As for Brahmin left vs. Merchant right, Canada does have a strong Brahmin left and in fact Trudeau's tax policy very much targeted at that. Yes he raised taxes on top 1% which would be mostly merchant right, but his middle class tax cut benefitted those most in top 10% but not top 1% and that top 10% but not top 1% tends to be where modern left is strongest. Lots of public sector workers, professors, lawyers and other groups that lean heavily to left. At same time in Canada merchant right is much weaker. In Western Canada, this group leans right but in Ontario and even more so in Quebec tends to go heavily Liberal. Business community at least in Central Canada favours Liberals and Canada at least in Central Canada is somewhat unusual in having unions and business supporting same party.
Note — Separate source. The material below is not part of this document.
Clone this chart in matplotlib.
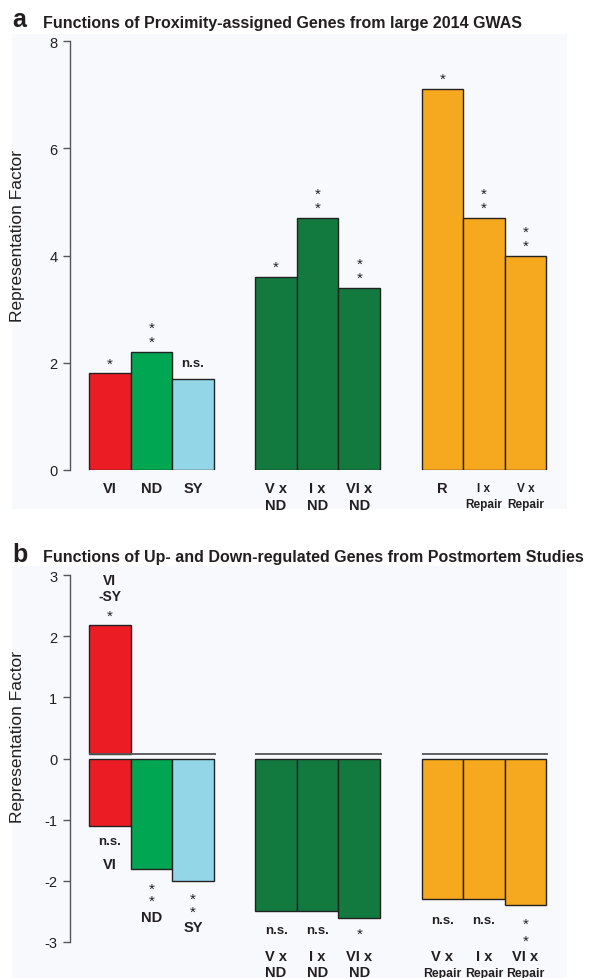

True you saw it in US in 2020, but more due to fact Trump was so toxic to both for different reasons, not necessarily something that will last. In UK, they were united on Brexit (against it), but in general election went different ways.
First of all, while being very culturally similar to the US, Canada is far more urbanized than the US. Hence, the left has a natural advantage it doesn't have in the US.
Actually US is about same in urbanization as Canada. Where big difference is though is density of urban areas and how many live in suburbs vs. city proper. In US, far fewer live in city proper than Canada and generally city proper tend to be lopsided left wing wins whereas suburbs much more competitive. And even with suburbs, high density suburbs tend to lean more left than low density ones and in Canada a typical suburb has population density around 2,000 people per square mile while in US its usually only about 1,000 people per square mile and sometimes lower.
Another reason is urban/rural split applies everywhere in US whereas in Canada its only for Ontario and West; rural Quebec and rural Atlantic Canada often vote for progressive parties and that is 1/3 of population. If Tories dominated rural areas in those two areas like they do in Ontario and West, they would be a lot more competitive than they are now.